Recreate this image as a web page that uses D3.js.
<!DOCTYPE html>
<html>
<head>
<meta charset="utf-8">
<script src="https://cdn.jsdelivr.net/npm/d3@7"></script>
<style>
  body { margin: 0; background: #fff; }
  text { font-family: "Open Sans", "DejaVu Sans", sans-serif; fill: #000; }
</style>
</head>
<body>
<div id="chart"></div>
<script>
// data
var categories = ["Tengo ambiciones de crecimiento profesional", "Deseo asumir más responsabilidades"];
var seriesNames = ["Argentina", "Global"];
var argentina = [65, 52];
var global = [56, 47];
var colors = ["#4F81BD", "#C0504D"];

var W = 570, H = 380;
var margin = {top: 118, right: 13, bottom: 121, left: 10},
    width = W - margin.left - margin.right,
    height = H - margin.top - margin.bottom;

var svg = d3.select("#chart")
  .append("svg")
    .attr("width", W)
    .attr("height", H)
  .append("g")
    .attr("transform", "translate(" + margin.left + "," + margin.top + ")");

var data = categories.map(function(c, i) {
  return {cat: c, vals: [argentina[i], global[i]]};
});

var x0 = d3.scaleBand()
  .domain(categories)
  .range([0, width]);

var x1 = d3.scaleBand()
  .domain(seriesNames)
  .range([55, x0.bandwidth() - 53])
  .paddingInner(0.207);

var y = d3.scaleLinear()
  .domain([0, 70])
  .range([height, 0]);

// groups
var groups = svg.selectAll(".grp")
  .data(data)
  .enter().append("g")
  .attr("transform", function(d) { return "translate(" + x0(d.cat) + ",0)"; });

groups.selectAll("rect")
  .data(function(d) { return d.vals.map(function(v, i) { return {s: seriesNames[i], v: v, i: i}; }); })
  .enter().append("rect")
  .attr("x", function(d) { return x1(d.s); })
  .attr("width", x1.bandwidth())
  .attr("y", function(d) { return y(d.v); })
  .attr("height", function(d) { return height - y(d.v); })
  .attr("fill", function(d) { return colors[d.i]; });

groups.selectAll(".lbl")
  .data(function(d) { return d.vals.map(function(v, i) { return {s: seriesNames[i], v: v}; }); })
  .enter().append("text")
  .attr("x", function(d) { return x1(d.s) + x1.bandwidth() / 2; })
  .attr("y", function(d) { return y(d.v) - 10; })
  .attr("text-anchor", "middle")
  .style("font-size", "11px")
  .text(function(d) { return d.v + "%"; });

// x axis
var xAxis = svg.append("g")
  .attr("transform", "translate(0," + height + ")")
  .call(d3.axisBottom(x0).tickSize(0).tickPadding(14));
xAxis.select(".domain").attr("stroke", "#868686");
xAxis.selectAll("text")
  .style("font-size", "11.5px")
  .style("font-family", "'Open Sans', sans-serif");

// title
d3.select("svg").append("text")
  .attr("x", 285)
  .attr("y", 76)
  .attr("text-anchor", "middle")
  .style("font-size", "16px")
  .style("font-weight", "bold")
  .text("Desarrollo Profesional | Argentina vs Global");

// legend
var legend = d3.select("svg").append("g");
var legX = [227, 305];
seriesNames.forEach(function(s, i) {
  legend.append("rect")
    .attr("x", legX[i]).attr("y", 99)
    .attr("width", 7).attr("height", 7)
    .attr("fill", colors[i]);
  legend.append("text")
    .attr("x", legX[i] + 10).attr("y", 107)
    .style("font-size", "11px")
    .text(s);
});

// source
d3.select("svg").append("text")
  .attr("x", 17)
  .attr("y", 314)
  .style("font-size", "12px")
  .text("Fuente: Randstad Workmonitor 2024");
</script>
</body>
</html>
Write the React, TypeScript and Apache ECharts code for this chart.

——————————

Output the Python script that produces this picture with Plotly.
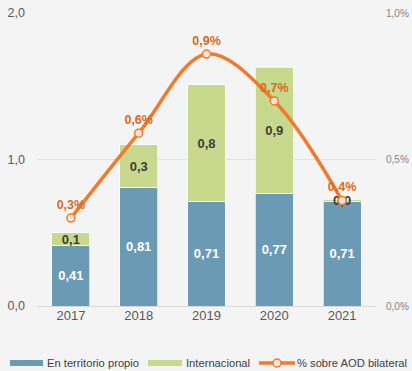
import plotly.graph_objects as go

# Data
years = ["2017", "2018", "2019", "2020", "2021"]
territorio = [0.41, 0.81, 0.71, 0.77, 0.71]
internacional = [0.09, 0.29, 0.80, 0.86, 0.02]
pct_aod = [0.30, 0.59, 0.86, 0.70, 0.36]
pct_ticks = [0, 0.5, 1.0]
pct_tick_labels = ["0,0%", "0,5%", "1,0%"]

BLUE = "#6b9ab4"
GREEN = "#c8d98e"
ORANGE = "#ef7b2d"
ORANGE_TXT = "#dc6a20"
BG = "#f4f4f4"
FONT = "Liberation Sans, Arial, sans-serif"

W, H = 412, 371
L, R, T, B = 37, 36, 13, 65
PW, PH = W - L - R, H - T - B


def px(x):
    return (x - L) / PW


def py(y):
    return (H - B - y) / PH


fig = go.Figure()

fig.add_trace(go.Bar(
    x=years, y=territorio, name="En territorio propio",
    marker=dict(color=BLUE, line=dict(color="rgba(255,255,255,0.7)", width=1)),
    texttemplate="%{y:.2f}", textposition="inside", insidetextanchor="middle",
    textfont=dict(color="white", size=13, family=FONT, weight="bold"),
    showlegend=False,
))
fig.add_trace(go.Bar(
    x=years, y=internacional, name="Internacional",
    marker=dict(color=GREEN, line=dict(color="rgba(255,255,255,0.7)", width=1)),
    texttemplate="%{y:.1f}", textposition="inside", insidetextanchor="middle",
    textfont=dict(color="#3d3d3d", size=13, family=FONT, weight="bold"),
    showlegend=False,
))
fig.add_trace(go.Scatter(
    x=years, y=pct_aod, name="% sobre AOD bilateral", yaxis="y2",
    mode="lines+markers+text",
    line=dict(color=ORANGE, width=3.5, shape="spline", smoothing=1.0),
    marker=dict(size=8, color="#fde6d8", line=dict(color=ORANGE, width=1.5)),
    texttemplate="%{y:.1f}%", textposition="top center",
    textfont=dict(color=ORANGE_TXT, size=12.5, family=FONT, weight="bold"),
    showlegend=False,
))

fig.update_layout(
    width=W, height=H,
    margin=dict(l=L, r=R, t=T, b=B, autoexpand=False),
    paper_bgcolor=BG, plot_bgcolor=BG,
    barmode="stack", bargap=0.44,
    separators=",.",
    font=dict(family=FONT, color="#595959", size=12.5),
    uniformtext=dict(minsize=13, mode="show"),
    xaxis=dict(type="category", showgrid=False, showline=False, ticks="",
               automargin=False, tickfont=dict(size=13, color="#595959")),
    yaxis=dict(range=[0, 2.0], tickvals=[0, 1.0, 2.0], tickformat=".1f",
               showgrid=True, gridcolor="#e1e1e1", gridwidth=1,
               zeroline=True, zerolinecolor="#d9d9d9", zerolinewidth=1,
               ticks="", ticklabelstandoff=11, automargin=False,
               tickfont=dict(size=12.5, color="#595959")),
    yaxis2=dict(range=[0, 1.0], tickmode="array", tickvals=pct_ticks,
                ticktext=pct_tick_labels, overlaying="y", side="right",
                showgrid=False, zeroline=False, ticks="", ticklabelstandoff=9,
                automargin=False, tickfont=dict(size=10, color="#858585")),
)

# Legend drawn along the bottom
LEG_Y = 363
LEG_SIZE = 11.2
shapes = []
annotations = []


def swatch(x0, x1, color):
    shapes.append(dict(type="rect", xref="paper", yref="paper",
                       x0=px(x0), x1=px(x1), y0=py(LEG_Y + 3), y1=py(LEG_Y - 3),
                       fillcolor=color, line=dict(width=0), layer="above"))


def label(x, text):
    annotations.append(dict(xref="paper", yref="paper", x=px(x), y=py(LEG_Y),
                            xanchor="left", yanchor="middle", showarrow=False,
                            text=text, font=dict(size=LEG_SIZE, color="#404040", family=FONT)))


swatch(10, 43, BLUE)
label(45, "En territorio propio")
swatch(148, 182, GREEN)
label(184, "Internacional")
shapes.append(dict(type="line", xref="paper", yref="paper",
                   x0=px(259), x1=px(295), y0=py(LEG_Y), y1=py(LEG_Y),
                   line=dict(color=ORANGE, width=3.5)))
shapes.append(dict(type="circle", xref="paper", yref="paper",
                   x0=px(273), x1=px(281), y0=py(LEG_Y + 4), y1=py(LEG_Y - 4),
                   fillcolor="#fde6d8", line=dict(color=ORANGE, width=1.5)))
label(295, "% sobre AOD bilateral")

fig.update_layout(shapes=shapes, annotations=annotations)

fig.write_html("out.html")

——————————

Only the lines starting at the line with "Output the Python" and ending at the line with "fig = go.Figure()" should be printed again, exactly and with both ends kept; omit the pictures.

• **Answer to the exercise**
Output the Python script that produces this picture with Plotly.
import plotly.graph_objects as go

# Data
years = ["2017", "2018", "2019", "2020", "2021"]
territorio = [0.41, 0.81, 0.71, 0.77, 0.71]
internacional = [0.09, 0.29, 0.80, 0.86, 0.02]
pct_aod = [0.30, 0.59, 0.86, 0.70, 0.36]
pct_ticks = [0, 0.5, 1.0]
pct_tick_labels = ["0,0%", "0,5%", "1,0%"]

BLUE = "#6b9ab4"
GREEN = "#c8d98e"
ORANGE = "#ef7b2d"
ORANGE_TXT = "#dc6a20"
BG = "#f4f4f4"
FONT = "Liberation Sans, Arial, sans-serif"

W, H = 412, 371
L, R, T, B = 37, 36, 13, 65
PW, PH = W - L - R, H - T - B


def px(x):
    return (x - L) / PW


def py(y):
    return (H - B - y) / PH


fig = go.Figure()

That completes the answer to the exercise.